**OBJECTIVE**:
Go through the records below from the first line and print each one exactly, stopping after the line that contains "const growthArrow = [[1972.6, 3.43], [2007.9, 9.72]]". Do not print pictures or anything past that line.

Data items:
++++++

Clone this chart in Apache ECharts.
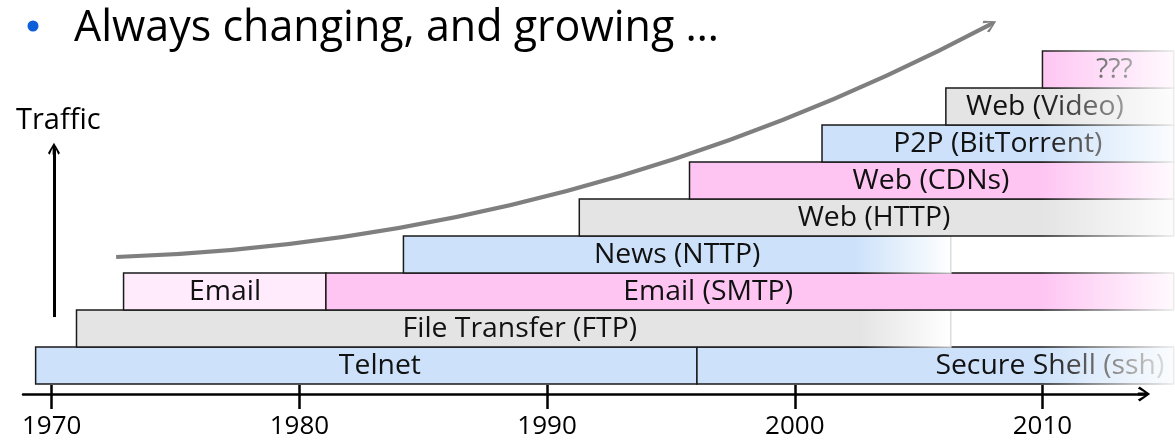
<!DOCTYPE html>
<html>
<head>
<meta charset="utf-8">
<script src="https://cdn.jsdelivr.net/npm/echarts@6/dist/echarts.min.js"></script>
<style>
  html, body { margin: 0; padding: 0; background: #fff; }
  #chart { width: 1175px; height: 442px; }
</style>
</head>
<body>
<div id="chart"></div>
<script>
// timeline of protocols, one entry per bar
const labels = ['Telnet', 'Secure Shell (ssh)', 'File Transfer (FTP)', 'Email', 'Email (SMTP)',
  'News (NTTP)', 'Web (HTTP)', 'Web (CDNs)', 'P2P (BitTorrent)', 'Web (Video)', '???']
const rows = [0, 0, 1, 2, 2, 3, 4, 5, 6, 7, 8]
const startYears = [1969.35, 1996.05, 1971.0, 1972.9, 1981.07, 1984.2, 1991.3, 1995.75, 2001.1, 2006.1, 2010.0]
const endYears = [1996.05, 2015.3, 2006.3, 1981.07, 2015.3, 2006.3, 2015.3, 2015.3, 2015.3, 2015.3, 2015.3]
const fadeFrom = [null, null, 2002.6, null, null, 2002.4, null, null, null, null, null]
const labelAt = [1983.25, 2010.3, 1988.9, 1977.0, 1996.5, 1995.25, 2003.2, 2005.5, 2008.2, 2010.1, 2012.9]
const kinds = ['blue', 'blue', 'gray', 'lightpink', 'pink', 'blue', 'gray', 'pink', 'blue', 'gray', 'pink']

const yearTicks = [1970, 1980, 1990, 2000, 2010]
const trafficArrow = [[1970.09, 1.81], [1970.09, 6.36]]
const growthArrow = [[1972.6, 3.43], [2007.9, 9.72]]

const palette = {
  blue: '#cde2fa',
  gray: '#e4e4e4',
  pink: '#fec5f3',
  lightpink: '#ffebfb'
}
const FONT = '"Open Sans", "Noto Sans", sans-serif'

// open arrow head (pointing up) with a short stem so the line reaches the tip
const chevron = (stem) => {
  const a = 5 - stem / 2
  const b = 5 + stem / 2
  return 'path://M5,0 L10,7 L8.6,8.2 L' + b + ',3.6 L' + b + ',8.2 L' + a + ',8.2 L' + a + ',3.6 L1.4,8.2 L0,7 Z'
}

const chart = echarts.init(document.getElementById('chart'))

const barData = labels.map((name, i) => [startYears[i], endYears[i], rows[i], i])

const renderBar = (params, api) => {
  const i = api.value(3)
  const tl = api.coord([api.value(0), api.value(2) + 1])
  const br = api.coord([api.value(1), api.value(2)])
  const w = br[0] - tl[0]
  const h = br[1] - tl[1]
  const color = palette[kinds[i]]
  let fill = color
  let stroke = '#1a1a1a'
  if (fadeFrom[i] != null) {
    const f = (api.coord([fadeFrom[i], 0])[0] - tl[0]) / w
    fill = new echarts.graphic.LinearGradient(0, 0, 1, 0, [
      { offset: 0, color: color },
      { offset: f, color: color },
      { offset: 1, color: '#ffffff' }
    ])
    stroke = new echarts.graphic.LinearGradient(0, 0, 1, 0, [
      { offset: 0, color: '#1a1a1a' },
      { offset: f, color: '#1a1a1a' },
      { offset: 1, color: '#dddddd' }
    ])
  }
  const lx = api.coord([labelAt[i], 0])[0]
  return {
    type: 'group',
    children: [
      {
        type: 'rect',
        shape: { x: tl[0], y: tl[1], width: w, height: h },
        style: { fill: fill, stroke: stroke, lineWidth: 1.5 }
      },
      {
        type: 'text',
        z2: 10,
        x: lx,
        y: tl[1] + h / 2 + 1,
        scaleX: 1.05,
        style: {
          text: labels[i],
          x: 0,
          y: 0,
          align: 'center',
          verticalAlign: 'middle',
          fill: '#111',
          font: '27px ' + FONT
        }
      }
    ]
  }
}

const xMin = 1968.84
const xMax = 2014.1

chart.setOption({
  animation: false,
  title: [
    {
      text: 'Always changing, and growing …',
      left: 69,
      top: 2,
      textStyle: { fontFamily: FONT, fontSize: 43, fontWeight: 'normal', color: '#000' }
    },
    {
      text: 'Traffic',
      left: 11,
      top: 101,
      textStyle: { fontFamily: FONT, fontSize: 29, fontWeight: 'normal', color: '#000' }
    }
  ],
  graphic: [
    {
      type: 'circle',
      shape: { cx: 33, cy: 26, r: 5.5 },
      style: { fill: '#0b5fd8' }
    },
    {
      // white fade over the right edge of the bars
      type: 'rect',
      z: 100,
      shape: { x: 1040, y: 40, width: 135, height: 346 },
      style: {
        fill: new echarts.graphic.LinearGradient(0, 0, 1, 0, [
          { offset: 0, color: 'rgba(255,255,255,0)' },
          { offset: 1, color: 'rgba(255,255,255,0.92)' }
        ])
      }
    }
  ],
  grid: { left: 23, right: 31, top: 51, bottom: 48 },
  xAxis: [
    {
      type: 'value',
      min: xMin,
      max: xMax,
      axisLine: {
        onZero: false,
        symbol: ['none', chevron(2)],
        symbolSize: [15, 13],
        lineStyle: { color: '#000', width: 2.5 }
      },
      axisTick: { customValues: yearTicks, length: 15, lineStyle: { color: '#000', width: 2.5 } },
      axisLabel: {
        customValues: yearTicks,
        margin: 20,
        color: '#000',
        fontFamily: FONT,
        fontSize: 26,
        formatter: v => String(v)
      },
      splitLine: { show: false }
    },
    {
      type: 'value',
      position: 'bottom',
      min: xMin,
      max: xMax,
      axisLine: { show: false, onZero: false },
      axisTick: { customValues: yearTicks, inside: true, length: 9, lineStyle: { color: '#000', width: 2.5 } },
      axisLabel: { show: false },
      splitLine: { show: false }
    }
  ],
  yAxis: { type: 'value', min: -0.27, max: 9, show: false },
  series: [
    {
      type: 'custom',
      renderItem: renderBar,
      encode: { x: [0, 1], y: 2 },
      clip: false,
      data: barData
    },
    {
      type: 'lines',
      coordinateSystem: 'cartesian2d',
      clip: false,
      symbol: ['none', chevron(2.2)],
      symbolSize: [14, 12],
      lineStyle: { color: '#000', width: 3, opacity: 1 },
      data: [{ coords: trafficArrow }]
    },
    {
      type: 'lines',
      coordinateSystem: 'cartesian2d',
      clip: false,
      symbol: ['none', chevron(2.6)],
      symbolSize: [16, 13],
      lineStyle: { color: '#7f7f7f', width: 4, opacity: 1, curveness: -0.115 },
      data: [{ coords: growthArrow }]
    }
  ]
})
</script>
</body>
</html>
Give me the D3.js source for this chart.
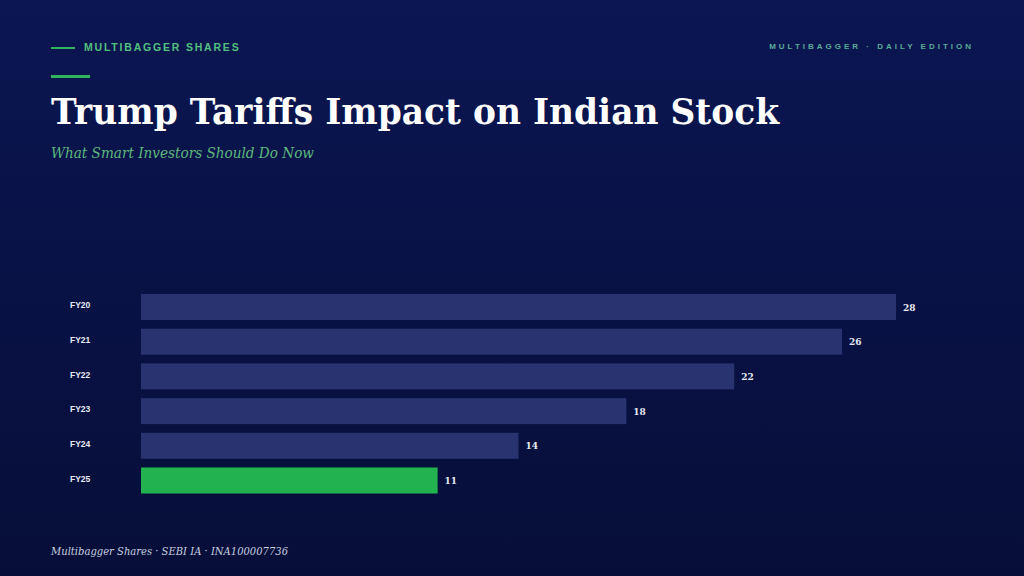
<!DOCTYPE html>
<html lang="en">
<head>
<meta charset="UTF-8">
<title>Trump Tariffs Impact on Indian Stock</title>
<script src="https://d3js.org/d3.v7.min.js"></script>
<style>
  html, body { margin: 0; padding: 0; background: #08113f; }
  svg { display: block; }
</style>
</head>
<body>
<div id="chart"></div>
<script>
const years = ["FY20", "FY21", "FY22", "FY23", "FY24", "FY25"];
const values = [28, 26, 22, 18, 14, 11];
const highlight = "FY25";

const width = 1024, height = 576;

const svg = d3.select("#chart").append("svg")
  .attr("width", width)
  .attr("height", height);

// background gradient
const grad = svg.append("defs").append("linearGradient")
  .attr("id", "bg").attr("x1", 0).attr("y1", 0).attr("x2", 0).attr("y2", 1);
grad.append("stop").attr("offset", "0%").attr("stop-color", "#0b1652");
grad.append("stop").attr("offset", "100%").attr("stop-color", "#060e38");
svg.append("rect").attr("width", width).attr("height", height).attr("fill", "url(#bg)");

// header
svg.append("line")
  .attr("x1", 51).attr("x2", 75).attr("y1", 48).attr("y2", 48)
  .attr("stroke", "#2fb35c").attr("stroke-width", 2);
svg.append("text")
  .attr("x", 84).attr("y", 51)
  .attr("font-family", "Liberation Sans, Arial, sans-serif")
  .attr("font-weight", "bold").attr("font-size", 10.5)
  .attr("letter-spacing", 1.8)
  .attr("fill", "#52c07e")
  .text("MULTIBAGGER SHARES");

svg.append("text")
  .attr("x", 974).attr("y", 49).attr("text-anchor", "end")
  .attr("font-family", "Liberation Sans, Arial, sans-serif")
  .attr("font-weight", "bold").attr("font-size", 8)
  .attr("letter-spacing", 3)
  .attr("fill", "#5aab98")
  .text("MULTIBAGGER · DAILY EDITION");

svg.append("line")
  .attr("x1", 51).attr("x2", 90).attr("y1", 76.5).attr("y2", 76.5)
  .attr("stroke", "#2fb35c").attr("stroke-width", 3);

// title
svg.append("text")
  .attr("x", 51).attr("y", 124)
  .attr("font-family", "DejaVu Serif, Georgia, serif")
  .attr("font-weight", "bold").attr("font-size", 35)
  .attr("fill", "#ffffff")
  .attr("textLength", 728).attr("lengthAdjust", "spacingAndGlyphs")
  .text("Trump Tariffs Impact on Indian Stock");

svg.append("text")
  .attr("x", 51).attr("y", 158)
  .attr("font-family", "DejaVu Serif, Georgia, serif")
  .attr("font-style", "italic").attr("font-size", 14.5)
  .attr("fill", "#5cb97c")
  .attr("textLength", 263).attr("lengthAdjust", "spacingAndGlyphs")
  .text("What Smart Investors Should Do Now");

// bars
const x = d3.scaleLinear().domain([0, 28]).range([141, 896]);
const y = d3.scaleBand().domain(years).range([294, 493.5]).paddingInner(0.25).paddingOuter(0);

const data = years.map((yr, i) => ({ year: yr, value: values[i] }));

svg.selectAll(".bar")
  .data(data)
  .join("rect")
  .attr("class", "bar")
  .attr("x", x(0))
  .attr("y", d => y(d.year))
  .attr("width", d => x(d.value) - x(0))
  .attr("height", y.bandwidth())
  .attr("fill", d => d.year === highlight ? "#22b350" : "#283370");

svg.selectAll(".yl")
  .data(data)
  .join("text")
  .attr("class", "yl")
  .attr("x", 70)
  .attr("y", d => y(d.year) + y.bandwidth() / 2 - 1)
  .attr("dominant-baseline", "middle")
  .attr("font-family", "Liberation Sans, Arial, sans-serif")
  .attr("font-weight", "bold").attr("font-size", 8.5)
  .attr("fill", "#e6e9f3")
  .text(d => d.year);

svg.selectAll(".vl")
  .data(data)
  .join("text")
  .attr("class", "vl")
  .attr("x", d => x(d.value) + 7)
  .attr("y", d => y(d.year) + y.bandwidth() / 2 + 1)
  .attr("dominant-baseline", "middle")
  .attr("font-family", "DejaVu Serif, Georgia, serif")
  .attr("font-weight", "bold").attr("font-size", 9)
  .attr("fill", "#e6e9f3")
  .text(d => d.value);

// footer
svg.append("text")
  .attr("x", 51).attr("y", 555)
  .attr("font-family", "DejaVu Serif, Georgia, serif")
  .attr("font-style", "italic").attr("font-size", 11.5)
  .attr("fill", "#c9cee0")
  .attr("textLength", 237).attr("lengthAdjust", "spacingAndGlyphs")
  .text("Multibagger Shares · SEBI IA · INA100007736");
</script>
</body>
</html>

++++++

**RESPONSE FOR THIS EXERCISE**:
Clone this chart in Apache ECharts.
<!DOCTYPE html>
<html>
<head>
<meta charset="utf-8">
<script src="https://cdn.jsdelivr.net/npm/echarts@6/dist/echarts.min.js"></script>
<style>
  html, body { margin: 0; padding: 0; background: #fff; }
  #chart { width: 1175px; height: 442px; }
</style>
</head>
<body>
<div id="chart"></div>
<script>
// timeline of protocols, one entry per bar
const labels = ['Telnet', 'Secure Shell (ssh)', 'File Transfer (FTP)', 'Email', 'Email (SMTP)',
  'News (NTTP)', 'Web (HTTP)', 'Web (CDNs)', 'P2P (BitTorrent)', 'Web (Video)', '???']
const rows = [0, 0, 1, 2, 2, 3, 4, 5, 6, 7, 8]
const startYears = [1969.35, 1996.05, 1971.0, 1972.9, 1981.07, 1984.2, 1991.3, 1995.75, 2001.1, 2006.1, 2010.0]
const endYears = [1996.05, 2015.3, 2006.3, 1981.07, 2015.3, 2006.3, 2015.3, 2015.3, 2015.3, 2015.3, 2015.3]
const fadeFrom = [null, null, 2002.6, null, null, 2002.4, null, null, null, null, null]
const labelAt = [1983.25, 2010.3, 1988.9, 1977.0, 1996.5, 1995.25, 2003.2, 2005.5, 2008.2, 2010.1, 2012.9]
const kinds = ['blue', 'blue', 'gray', 'lightpink', 'pink', 'blue', 'gray', 'pink', 'blue', 'gray', 'pink']

const yearTicks = [1970, 1980, 1990, 2000, 2010]
const trafficArrow = [[1970.09, 1.81], [1970.09, 6.36]]
const growthArrow = [[1972.6, 3.43], [2007.9, 9.72]]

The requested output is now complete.